Work instructions: Read through the entries below and return each line with the word "script".

Supplied material:

------------------------

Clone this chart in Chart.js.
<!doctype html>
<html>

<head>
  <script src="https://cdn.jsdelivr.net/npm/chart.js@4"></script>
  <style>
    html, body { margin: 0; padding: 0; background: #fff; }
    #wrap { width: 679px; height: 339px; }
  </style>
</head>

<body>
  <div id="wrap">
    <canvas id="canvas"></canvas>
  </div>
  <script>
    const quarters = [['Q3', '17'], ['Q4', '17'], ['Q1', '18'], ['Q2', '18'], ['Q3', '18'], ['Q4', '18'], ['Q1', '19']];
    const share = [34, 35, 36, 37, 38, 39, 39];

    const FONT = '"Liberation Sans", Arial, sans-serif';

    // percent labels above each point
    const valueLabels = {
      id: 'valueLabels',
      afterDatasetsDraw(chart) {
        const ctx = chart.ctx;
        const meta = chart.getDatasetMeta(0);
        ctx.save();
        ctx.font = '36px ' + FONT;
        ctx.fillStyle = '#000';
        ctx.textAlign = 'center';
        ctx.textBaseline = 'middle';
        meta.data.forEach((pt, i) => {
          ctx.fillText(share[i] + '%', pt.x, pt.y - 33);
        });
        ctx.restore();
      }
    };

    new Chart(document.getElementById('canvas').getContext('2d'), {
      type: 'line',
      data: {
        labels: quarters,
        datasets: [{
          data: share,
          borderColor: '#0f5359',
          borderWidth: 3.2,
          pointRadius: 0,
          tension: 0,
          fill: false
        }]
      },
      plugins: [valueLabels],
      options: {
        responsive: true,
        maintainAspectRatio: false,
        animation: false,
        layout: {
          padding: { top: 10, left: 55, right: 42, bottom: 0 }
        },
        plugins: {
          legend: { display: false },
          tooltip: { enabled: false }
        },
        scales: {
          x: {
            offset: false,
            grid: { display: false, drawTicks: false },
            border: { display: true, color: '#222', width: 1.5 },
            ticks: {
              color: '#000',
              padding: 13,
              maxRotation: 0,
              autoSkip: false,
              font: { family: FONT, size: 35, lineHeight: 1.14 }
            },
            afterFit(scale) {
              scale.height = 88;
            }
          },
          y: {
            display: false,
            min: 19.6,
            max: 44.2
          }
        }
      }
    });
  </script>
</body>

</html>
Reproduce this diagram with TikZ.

------------------------

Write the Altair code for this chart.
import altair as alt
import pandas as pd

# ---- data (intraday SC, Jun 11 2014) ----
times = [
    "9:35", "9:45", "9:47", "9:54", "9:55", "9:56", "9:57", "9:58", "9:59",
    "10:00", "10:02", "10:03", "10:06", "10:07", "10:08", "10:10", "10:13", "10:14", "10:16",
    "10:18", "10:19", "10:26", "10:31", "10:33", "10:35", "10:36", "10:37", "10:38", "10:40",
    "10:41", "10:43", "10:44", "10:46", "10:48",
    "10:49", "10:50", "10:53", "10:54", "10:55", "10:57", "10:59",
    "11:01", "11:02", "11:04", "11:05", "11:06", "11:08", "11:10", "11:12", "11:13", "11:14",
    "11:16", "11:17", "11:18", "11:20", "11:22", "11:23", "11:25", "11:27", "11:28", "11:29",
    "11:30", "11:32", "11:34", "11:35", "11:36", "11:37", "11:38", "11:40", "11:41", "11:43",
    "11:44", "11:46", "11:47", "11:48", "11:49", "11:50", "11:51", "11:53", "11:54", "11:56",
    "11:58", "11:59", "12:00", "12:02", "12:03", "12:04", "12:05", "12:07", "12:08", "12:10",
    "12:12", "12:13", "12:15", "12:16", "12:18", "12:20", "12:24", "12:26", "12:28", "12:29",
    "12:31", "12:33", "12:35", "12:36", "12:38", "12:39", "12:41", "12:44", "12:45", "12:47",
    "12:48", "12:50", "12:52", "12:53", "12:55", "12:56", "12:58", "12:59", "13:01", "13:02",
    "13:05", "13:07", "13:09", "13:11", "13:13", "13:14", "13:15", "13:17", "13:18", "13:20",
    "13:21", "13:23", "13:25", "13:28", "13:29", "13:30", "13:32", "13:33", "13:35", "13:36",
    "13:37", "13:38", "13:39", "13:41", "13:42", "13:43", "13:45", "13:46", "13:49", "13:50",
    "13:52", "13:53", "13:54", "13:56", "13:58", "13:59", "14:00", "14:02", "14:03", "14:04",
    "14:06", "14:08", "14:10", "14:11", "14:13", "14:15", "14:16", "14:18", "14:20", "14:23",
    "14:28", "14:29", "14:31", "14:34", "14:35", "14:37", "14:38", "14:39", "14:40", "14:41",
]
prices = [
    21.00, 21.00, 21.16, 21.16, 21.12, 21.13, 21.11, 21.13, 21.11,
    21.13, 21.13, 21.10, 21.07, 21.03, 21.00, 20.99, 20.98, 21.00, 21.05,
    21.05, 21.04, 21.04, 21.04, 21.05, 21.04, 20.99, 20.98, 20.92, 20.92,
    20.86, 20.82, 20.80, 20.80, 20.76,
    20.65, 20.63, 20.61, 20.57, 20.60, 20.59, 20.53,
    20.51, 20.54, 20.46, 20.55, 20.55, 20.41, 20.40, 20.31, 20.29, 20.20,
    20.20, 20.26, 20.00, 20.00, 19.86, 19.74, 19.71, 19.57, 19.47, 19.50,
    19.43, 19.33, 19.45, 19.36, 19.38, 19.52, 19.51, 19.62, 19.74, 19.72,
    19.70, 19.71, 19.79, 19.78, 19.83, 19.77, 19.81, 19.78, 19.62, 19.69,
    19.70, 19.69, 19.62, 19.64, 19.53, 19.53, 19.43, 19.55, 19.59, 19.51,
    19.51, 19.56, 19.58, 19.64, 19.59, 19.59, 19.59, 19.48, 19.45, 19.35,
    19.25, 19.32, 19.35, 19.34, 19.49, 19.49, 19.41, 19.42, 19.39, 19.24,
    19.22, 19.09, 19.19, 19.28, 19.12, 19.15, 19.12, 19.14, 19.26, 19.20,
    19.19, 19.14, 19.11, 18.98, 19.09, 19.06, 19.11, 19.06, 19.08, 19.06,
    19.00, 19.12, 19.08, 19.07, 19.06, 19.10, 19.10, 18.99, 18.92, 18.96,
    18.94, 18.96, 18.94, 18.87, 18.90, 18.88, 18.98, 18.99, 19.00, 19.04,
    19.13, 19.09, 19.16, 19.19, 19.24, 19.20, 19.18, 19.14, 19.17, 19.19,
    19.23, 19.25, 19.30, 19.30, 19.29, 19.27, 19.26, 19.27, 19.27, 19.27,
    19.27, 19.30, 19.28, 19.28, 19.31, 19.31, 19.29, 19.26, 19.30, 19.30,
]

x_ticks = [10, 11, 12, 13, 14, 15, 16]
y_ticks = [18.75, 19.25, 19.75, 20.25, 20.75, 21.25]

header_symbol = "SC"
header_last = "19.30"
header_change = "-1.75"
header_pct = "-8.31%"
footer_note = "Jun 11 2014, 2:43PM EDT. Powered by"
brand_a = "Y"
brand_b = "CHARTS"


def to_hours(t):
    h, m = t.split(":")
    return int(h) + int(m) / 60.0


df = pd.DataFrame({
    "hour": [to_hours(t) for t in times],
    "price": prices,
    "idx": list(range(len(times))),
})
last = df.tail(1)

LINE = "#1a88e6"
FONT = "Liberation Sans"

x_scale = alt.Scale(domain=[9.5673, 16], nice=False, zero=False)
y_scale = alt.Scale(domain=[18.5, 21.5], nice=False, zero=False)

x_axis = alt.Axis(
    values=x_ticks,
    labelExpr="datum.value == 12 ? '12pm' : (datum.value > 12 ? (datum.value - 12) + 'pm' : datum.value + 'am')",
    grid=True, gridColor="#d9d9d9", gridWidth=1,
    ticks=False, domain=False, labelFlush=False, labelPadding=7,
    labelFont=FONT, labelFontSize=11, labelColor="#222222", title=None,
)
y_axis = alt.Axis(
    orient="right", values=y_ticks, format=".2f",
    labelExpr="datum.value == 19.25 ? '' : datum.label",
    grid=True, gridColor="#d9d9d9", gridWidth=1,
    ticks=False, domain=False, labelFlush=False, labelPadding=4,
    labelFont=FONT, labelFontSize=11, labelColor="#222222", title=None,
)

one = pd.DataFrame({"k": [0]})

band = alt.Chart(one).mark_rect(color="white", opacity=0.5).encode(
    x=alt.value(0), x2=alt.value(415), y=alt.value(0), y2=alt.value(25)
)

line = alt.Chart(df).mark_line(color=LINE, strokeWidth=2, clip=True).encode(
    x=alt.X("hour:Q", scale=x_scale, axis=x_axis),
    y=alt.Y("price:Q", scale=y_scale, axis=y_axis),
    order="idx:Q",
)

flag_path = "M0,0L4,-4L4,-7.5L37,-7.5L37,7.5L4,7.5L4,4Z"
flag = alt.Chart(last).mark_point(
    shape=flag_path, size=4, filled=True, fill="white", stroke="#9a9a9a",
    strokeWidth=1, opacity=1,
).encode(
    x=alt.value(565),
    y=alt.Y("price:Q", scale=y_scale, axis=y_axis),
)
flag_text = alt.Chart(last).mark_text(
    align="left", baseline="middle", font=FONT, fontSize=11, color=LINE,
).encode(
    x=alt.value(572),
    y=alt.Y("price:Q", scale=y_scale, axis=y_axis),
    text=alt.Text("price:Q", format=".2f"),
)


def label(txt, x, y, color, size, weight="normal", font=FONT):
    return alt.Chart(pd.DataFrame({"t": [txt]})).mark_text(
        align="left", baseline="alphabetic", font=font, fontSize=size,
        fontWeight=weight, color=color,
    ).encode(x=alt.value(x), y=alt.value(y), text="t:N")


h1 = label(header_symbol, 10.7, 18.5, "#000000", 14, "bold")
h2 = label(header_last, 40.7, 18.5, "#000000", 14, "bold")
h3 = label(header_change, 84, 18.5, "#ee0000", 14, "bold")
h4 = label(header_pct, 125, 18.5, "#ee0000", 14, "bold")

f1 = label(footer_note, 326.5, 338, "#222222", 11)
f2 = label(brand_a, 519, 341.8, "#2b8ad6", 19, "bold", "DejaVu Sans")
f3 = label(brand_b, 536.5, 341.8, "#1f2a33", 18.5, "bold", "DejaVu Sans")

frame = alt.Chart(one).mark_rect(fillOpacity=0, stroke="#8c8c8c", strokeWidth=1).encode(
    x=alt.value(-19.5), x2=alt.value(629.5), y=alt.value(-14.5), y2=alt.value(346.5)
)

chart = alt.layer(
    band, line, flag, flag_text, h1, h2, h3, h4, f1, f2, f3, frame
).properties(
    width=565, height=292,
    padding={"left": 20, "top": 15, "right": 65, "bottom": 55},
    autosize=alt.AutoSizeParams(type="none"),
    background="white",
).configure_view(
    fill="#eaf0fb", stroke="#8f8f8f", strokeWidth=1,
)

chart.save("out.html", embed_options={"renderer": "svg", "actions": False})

------------------------

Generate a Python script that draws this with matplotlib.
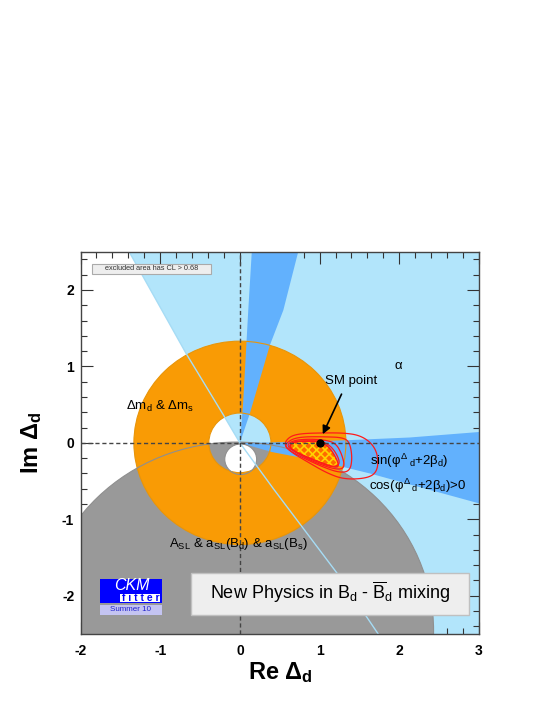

------------------------

Complete response:
  <script src="https://cdn.jsdelivr.net/npm/chart.js@4"></script>
  <script>
  </script>
Generate a Python script that draws this with matplotlib.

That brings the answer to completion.